In her first point of error, appellant claims she was denied her Sixth Amendment right to effective assistance of trial counsel. A defendant must pass a two pronged test to prevail on an ineffective assistance of counsel claim. See Strickland v. Washington, 466 U.S. 668, 687 (1984); Vasquez v. State, 830 S.W.2d 948, 949 (Tex. Crim. App. 1992). First, the defendant must show that counsel's performance fell below an objective standard of reasonableness, by identifying acts or omissions showing that counsel's performance was deficient. See Strickland, 466 U.S. at 687; Hernandez v. State, 988 S.W.2d 770, 772 (Tex. Crim. App. 1999). Second, the defendant must show that there is a reasonable probability that, but for counsel's unprofessional errors, the outcome of the proceedings would have been different. See Strickland, 466 U.S. at 687; Sanders v. State, 963 S.W.2d 184, 190 (Tex. App.-Corpus Christi 1998, pet.ref'd). Counsel's performance must be gauged by the totality of his or her representation. See Mercado v. State, 615 S.W.2d 225, 228 (Tex. Crim. App. 1981). A claim of ineffective assistance of counsel will only be upheld if it is firmly in the record and the record affirmatively demonstrates counsel's alleged ineffectiveness. See Ex parte McWilliams, 634 S.W.2d 815, 819 (Tex. Crim. App. 1980).
Appellant first claims trial counsel was ineffective for failing to object when the prosecution questioned police witnesses about her alleged post-arrest silence. Appellant failed to provide citations to the record and we are unable to find any such questioning in the record. Accordingly, appellant has failed to present this issue for our review. See Tex. R. App. P. 33.1; Wheatfall v. State, 882 S.W.2d 829, 836 (Tex. Crim. App. 1994).
Appellant does direct this Court to her own testimony in which she was questioned about her post-arrest silence. We conclude, however, that trial counsel was not ineffective in failing to object to this questioning and testimony.
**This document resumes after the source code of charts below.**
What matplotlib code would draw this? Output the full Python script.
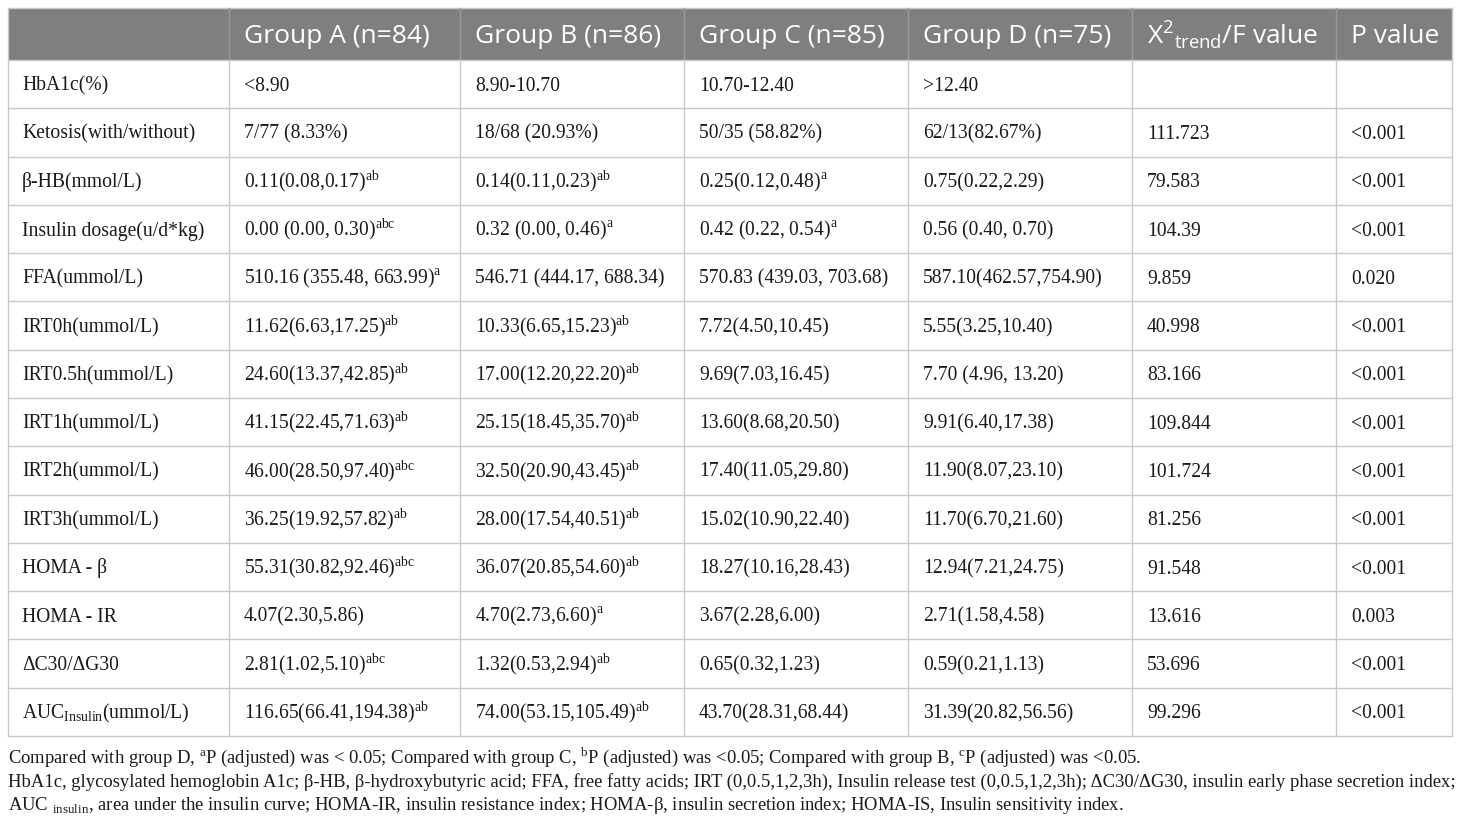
import re
import matplotlib
matplotlib.use("Agg")
import matplotlib.pyplot as plt
from matplotlib.patches import Rectangle

# ---------------- data ----------------
headers = ["", "Group A (n=84)", "Group B (n=86)", "Group C (n=85)", "Group D (n=75)",
           "X^{2}_{trend}/F value", "P value"]

row_labels = ["HbA1c(%)", "Ketosis(with/without)", "β-HB(mmol/L)", "Insulin dosage(u/d*kg)",
              "FFA(ummol/L)", "IRT0h(ummol/L)", "IRT0.5h(ummol/L)", "IRT1h(ummol/L)",
              "IRT2h(ummol/L)", "IRT3h(ummol/L)", "HOMA - β", "HOMA - IR", "ΔC30/ΔG30",
              "AUC_{Insulin}(ummol/L)"]

group_a = ["<8.90", "7/77 (8.33%)", "0.11(0.08,0.17)^{ab}", "0.00 (0.00, 0.30)^{abc}",
           "510.16 (355.48, 663.99)^{a}", "11.62(6.63,17.25)^{ab}", "24.60(13.37,42.85)^{ab}",
           "41.15(22.45,71.63)^{ab}", "46.00(28.50,97.40)^{abc}", "36.25(19.92,57.82)^{ab}",
           "55.31(30.82,92.46)^{abc}", "4.07(2.30,5.86)", "2.81(1.02,5.10)^{abc}",
           "116.65(66.41,194.38)^{ab}"]
group_b = ["8.90-10.70", "18/68 (20.93%)", "0.14(0.11,0.23)^{ab}", "0.32 (0.00, 0.46)^{a}",
           "546.71 (444.17, 688.34)", "10.33(6.65,15.23)^{ab}", "17.00(12.20,22.20)^{ab}",
           "25.15(18.45,35.70)^{ab}", "32.50(20.90,43.45)^{ab}", "28.00(17.54,40.51)^{ab}",
           "36.07(20.85,54.60)^{ab}", "4.70(2.73,6.60)^{a}", "1.32(0.53,2.94)^{ab}",
           "74.00(53.15,105.49)^{ab}"]
group_c = ["10.70-12.40", "50/35 (58.82%)", "0.25(0.12,0.48)^{a}", "0.42 (0.22, 0.54)^{a}",
           "570.83 (439.03, 703.68)", "7.72(4.50,10.45)", "9.69(7.03,16.45)",
           "13.60(8.68,20.50)", "17.40(11.05,29.80)", "15.02(10.90,22.40)",
           "18.27(10.16,28.43)", "3.67(2.28,6.00)", "0.65(0.32,1.23)", "43.70(28.31,68.44)"]
group_d = [">12.40", "62/13(82.67%)", "0.75(0.22,2.29)", "0.56 (0.40, 0.70)",
           "587.10(462.57,754.90)", "5.55(3.25,10.40)", "7.70 (4.96, 13.20)",
           "9.91(6.40,17.38)", "11.90(8.07,23.10)", "11.70(6.70,21.60)",
           "12.94(7.21,24.75)", "2.71(1.58,4.58)", "0.59(0.21,1.13)", "31.39(20.82,56.56)"]
f_values = ["", "111.723", "79.583", "104.39", "9.859", "40.998", "83.166", "109.844",
            "101.724", "81.256", "91.548", "13.616", "53.696", "99.296"]
p_values = ["", "<0.001", "<0.001", "<0.001", "0.020", "<0.001", "<0.001", "<0.001",
            "<0.001", "<0.001", "<0.001", "0.003", "<0.001", "<0.001"]

footnotes = [
    "Compared with group D, ^{a}P (adjusted) was < 0.05; Compared with group C, ^{b}P (adjusted) was <0.05; "
    "Compared with group B, ^{c}P (adjusted) was <0.05.",
    "HbA1c, glycosylated hemoglobin A1c; β-HB, β-hydroxybutyric acid; FFA, free fatty acids; IRT (0,0.5,1,2,3h), "
    "Insulin release test (0,0.5,1,2,3h); ΔC30/ΔG30, insulin early phase secretion index;",
    "AUC _{insulin}, area under the insulin curve; HOMA-IR, insulin resistance index; "
    "HOMA-β, insulin secretion index; HOMA-IS, Insulin sensitivity index.",
]


# ---------------- helpers ----------------
def to_math(s):
    """Turn ^{..} / _{..} markers into mathtext super/subscripts in the text's own font."""
    s = re.sub(r"\^\{([^}]*)\}", lambda m: r"$^{\mathdefault{%s}}$" % m.group(1), s)
    s = re.sub(r"_\{([^}]*)\}", lambda m: r"$_{\mathdefault{%s}}$" % m.group(1), s)
    return s


# ---------------- layout ----------------
W, H = 1460, 823
DPI = 100
fig = plt.figure(figsize=(W / DPI, H / DPI), dpi=DPI)
ax = fig.add_axes([0, 0, 1, 1])
ax.set_xlim(0, W)
ax.set_ylim(H, 0)
ax.axis("off")

col_x = [8, 229, 460, 684, 908, 1132, 1336, 1452]
top, head_bot, bottom = 7.5, 60, 736
n_rows = len(row_labels)
row_h = (bottom - head_bot) / n_rows

HEAD_FILL = "#7f7f7f"
GRID = "#c9c9c9"
TEXT = "#1a1a1a"
SERIF = "Liberation Serif"
SANS = "Open Sans"
BODY_FS = 14.1
HEAD_FS = 19.0
FOOT_FS = 13.4

ax.add_patch(Rectangle((col_x[0], top), col_x[-1] - col_x[0], head_bot - top,
                       facecolor=HEAD_FILL, edgecolor="none", zorder=1))

# header text
head_base = 42.5
for j, h in enumerate(headers):
    if not h:
        continue
    dy = 2.0 if "^{" in h else 0.0
    ax.text(col_x[j] + 15, head_base + dy, to_math(h), family=SANS, fontsize=HEAD_FS,
            color="white", va="baseline", ha="left", zorder=3)

# body
columns = [row_labels, group_a, group_b, group_c, group_d, f_values, p_values]
for i in range(n_rows):
    yb = head_bot + row_h * i + row_h / 2 + 6.5
    for j, col in enumerate(columns):
        cell = col[i]
        if not cell:
            continue
        x = col_x[j] + (14 if j == 0 else 15)
        ax.text(x, yb, to_math(cell), family=SERIF, fontsize=BODY_FS, color=TEXT,
                va="baseline", ha="left", zorder=3)

# grid lines
for i in range(n_rows + 1):
    y = head_bot + row_h * i
    ax.plot([col_x[0], col_x[-1]], [y, y], color=GRID, lw=1.0, zorder=2)
ax.plot([col_x[0], col_x[-1]], [top, top], color=GRID, lw=1.0, zorder=2)
for j, x in enumerate(col_x):
    if j == 0 or j == len(col_x) - 1:
        ax.plot([x, x], [top, bottom], color=GRID, lw=1.0, zorder=2)
    else:
        ax.plot([x, x], [top, head_bot], color="#9a9a9a", lw=1.0, zorder=2)
        ax.plot([x, x], [head_bot, bottom], color=GRID, lw=1.0, zorder=2)

# footnotes
foot_base = [763, 787, 810]
for s, yb in zip(footnotes, foot_base):
    ax.text(8, yb, to_math(s), family=SERIF, fontsize=FOOT_FS, color=TEXT,
            va="baseline", ha="left", zorder=3)

fig.savefig("out.png", dpi=DPI)
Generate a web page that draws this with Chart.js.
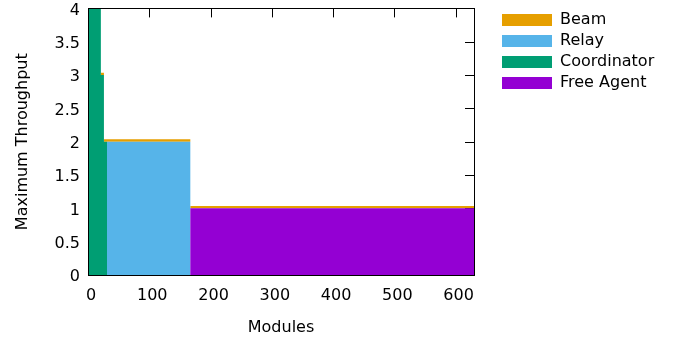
<!DOCTYPE html>
<html>
<head>
<meta charset="utf-8">
<script src="https://cdn.jsdelivr.net/npm/chart.js@4"></script>
<style>
  html, body { margin: 0; padding: 0; background: #fff; }
</style>
</head>
<body>
<canvas id="chart" width="685" height="339"></canvas>
<script>
// module counts where the step changes
const modules = [0, 21, 26, 31, 167, 630];
// throughput per role, stacked from bottom to top
const freeAgent = [0, 0, 0, 0, 1, 1];
const coordinator = [4, 3, 2, 0, 0, 0];
const relay = [0, 0, 0, 2, 0, 0];
const beam = [0.035, 0.035, 0.035, 0.035, 0.035, 0.035];

const xTicks = [0, 100, 200, 300, 400, 500, 600];
const yTicks = [0, 0.5, 1, 1.5, 2, 2.5, 3, 3.5, 4];
const yLabels = ['0', '0.5', '1', '1.5', '2', '2.5', '3', '3.5', '4'];

const FONT = 'DejaVu Sans';

function pts(values) {
  return modules.map((m, i) => ({x: m, y: values[i]}));
}

function series(label, values, color, fill) {
  return {
    label: label,
    data: pts(values),
    backgroundColor: color,
    borderColor: color,
    borderWidth: 0,
    pointRadius: 0,
    stepped: true,
    fill: fill,
    yAxisID: 'y'
  };
}

// gnuplot style box with inward ticks
const frame = {
  id: 'frame',
  beforeDatasetsDraw(chart) {
    const {ctx, chartArea: a, scales: {x, y}} = chart;
    ctx.save();
    ctx.strokeStyle = '#000';
    ctx.lineWidth = 1;
    ctx.beginPath();
    xTicks.forEach(v => {
      const px = Math.round(x.getPixelForValue(v)) + 0.5;
      ctx.moveTo(px, a.bottom); ctx.lineTo(px, a.bottom - 9);
      ctx.moveTo(px, a.top); ctx.lineTo(px, a.top + 9);
    });
    yTicks.forEach(v => {
      const py = Math.round(y.getPixelForValue(v)) + 0.5;
      ctx.moveTo(a.left, py); ctx.lineTo(a.left + 9, py);
      ctx.moveTo(a.right, py); ctx.lineTo(a.right - 9, py);
    });
    ctx.stroke();
    ctx.restore();
  },
  afterDatasetsDraw(chart) {
    const {ctx, chartArea: a} = chart;
    ctx.save();
    ctx.strokeStyle = '#000';
    ctx.lineWidth = 1;
    ctx.strokeRect(Math.round(a.left) + 0.5, Math.round(a.top) + 0.5,
      Math.round(a.right - a.left), Math.round(a.bottom - a.top));
    ctx.restore();
  }
};

const beamSet = series('Beam', beam, '#e69f00', '-1');
beamSet.clip = {left: 0, top: 1, right: 1, bottom: 0};

new Chart(document.getElementById('chart'), {
  type: 'line',
  data: {
    datasets: [
      series('Free Agent', freeAgent, '#9400d3', 'origin'),
      series('Coordinator', coordinator, '#009e73', '-1'),
      series('Relay', relay, '#56b4e9', '-1'),
      beamSet
    ]
  },
  options: {
    responsive: false,
    animation: false,
    layout: { padding: { top: 7, right: 28, bottom: 0, left: 0 } },
    plugins: {
      legend: {
        position: 'right',
        align: 'start',
        reverse: true,
        maxWidth: 160,
        labels: {
          boxWidth: 50,
          boxHeight: 12,
          padding: 5,
          color: '#000',
          font: { family: FONT, size: 16 }
        }
      },
      tooltip: { enabled: false }
    },
    scales: {
      x: {
        type: 'linear',
        min: 0,
        max: 630,
        grid: { display: false, drawTicks: false },
        border: { display: false },
        afterBuildTicks: s => { s.ticks = xTicks.map(v => ({value: v})); },
        afterFit: s => { s.height = 64; },
        ticks: {
          padding: 11,
          labelOffset: 3,
          color: '#000',
          font: { family: FONT, size: 16 },
          callback: v => String(v)
        },
        title: {
          display: true,
          text: 'Modules',
          color: '#000',
          font: { family: FONT, size: 16 },
          padding: { top: 0, bottom: 2 }
        }
      },
      y: {
        type: 'linear',
        position: 'left',
        stacked: true,
        min: 0,
        max: 4,
        grid: { display: false, drawTicks: false },
        border: { display: false },
        afterBuildTicks: s => { s.ticks = yTicks.map(v => ({value: v})); },
        afterFit: s => { s.width = 88; },
        ticks: {
          padding: 8,
          labelOffset: 2,
          color: '#000',
          font: { family: FONT, size: 16, lineHeight: 0.05 },
          callback: v => yLabels[yTicks.indexOf(v)]
        },
        title: {
          display: true,
          text: 'Maximum Throughput',
          color: '#000',
          font: { family: FONT, size: 16 },
          padding: { top: 13, bottom: 0 }
        }
      },
      gap: {
        type: 'linear',
        position: 'right',
        grid: { display: false, drawTicks: false },
        border: { display: false },
        ticks: { display: false },
        afterFit: s => { s.width = 23; }
      }
    }
  },
  plugins: [frame]
});
</script>
</body>
</html>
Generally, it is error for the State to comment on the post-arrest silence of the accused, question the accused regarding that silence should she or he take the stand, or argue that the silence implies guilt. See Doyle v. Ohio 426 U.S. 610, 619 (1976); Sanchez v. State 707 S.W.2d 575, 580 (Tex. Crim. App. 1986). The only colloquy related to appellant's alleged silence transpired during her cross-examination:
Counsel for State: Did the officers ask you who the drugs belonged to?
Appellant: Yes.
Counsel for State: And you remained silent. You didn't say?
Appellant: No, I said I had no idea how the cocaine got in there or whose it was. How could I know whose they were if I didn't know it was there.
From the above testimony, appellant's right to remain silent was not invoked or violated because appellant testified she was not silent. We are unable to find any evidence in the record that appellant chose to remain silent. Therefore, trial counsel was not ineffective for failing to object to questioning regarding her alleged silence, and appellant has failed to establish the first prong of Strickland.
Furthermore, appellant has failed to show that, but for trial counsel's failure to object, the result would have been different. See Strickland, 466 U.S. at 687. Appellant did not file a motion for new trial, and thus, no hearing was held to develop testimony regarding her allegation of ineffective assistance. Appellant points to only one alleged line of questioning by the prosecution that concerns the alleged silence of the appellant, no contention is made that the remark was repeated or directly linked with defendant's exculpatory story, and the prosecution did not repeat the testimony or comment on the testimony during closing argument. More importantly, appellant's testimony indicated that she did not remain silent. Testimony given by other witnesses also indicates that she did not remain silent. Thus, appellant has failed to establish the second prong of Strickland.